## DIRECTIONS FOR THIS TASK
Return the data exactly, with all pictures removed.

## MATERIAL PROVIDED
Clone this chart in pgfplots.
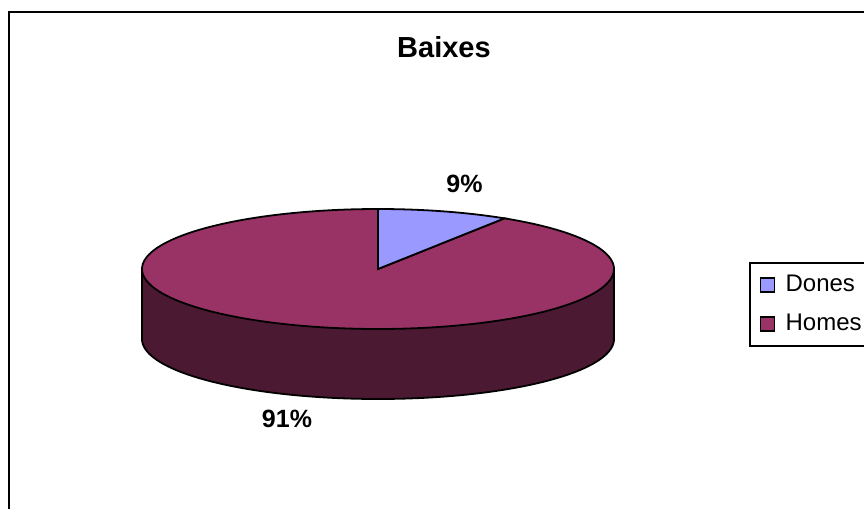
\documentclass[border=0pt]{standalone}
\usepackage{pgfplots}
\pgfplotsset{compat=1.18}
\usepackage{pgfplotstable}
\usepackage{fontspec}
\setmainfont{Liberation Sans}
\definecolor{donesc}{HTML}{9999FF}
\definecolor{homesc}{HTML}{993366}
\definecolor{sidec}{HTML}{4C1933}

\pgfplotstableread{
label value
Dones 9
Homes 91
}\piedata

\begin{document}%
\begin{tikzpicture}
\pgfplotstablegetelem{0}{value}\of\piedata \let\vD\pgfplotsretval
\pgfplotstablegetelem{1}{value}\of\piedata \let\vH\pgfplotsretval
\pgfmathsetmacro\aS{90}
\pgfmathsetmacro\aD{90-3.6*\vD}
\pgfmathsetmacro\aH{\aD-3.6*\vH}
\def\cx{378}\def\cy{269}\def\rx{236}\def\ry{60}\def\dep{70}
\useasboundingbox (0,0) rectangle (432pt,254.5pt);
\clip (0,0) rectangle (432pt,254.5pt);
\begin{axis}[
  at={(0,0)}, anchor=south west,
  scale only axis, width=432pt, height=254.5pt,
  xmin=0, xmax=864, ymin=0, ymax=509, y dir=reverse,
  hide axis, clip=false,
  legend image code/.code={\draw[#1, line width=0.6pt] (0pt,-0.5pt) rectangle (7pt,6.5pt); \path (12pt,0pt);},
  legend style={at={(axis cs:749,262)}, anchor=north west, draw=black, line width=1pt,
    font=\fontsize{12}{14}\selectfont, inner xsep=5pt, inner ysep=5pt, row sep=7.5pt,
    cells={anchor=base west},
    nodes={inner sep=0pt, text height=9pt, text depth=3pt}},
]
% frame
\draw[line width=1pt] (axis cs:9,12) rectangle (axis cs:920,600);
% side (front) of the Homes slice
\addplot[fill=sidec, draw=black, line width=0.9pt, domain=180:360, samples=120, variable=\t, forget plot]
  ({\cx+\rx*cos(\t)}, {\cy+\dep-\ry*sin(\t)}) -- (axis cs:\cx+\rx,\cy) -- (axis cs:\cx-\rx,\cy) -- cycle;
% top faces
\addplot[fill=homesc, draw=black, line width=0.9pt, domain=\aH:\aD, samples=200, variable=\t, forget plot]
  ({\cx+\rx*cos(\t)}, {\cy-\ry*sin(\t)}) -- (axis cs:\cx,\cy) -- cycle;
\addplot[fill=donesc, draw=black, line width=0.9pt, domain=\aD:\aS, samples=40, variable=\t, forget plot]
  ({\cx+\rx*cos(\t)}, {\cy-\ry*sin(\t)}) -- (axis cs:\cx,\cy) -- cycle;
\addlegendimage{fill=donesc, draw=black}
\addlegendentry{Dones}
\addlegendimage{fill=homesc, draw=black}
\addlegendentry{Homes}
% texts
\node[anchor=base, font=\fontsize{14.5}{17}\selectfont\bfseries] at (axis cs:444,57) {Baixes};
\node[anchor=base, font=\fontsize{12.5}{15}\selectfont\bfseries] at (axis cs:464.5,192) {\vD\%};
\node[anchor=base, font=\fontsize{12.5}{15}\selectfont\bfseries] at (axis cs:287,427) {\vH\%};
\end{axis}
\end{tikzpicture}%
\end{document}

## ANSWER TO THIS PROBLEM
Clone this chart in pgfplots.
\documentclass[border=0pt]{standalone}
\usepackage{pgfplots}
\pgfplotsset{compat=1.18}
\usepackage{pgfplotstable}
\usepackage{fontspec}
\setmainfont{Liberation Sans}
\definecolor{donesc}{HTML}{9999FF}
\definecolor{homesc}{HTML}{993366}
\definecolor{sidec}{HTML}{4C1933}

\pgfplotstableread{
label value
Dones 9
Homes 91
}\piedata

\begin{document}%
\begin{tikzpicture}
\pgfplotstablegetelem{0}{value}\of\piedata \let\vD\pgfplotsretval
\pgfplotstablegetelem{1}{value}\of\piedata \let\vH\pgfplotsretval
\pgfmathsetmacro\aS{90}
\pgfmathsetmacro\aD{90-3.6*\vD}
\pgfmathsetmacro\aH{\aD-3.6*\vH}
\def\cx{378}\def\cy{269}\def\rx{236}\def\ry{60}\def\dep{70}
\useasboundingbox (0,0) rectangle (432pt,254.5pt);
\clip (0,0) rectangle (432pt,254.5pt);
\begin{axis}[
  at={(0,0)}, anchor=south west,
  scale only axis, width=432pt, height=254.5pt,
  xmin=0, xmax=864, ymin=0, ymax=509, y dir=reverse,
  hide axis, clip=false,
  legend image code/.code={\draw[#1, line width=0.6pt] (0pt,-0.5pt) rectangle (7pt,6.5pt); \path (12pt,0pt);},
  legend style={at={(axis cs:749,262)}, anchor=north west, draw=black, line width=1pt,
    font=\fontsize{12}{14}\selectfont, inner xsep=5pt, inner ysep=5pt, row sep=7.5pt,
    cells={anchor=base west},
    nodes={inner sep=0pt, text height=9pt, text depth=3pt}},
]
% frame
\draw[line width=1pt] (axis cs:9,12) rectangle (axis cs:920,600);
% side (front) of the Homes slice
\addplot[fill=sidec, draw=black, line width=0.9pt, domain=180:360, samples=120, variable=\t, forget plot]
  ({\cx+\rx*cos(\t)}, {\cy+\dep-\ry*sin(\t)}) -- (axis cs:\cx+\rx,\cy) -- (axis cs:\cx-\rx,\cy) -- cycle;
% top faces
\addplot[fill=homesc, draw=black, line width=0.9pt, domain=\aH:\aD, samples=200, variable=\t, forget plot]
  ({\cx+\rx*cos(\t)}, {\cy-\ry*sin(\t)}) -- (axis cs:\cx,\cy) -- cycle;
\addplot[fill=donesc, draw=black, line width=0.9pt, domain=\aD:\aS, samples=40, variable=\t, forget plot]
  ({\cx+\rx*cos(\t)}, {\cy-\ry*sin(\t)}) -- (axis cs:\cx,\cy) -- cycle;
\addlegendimage{fill=donesc, draw=black}
\addlegendentry{Dones}
\addlegendimage{fill=homesc, draw=black}
\addlegendentry{Homes}
% texts
\node[anchor=base, font=\fontsize{14.5}{17}\selectfont\bfseries] at (axis cs:444,57) {Baixes};
\node[anchor=base, font=\fontsize{12.5}{15}\selectfont\bfseries] at (axis cs:464.5,192) {\vD\%};
\node[anchor=base, font=\fontsize{12.5}{15}\selectfont\bfseries] at (axis cs:287,427) {\vH\%};
\end{axis}
\end{tikzpicture}%
\end{document}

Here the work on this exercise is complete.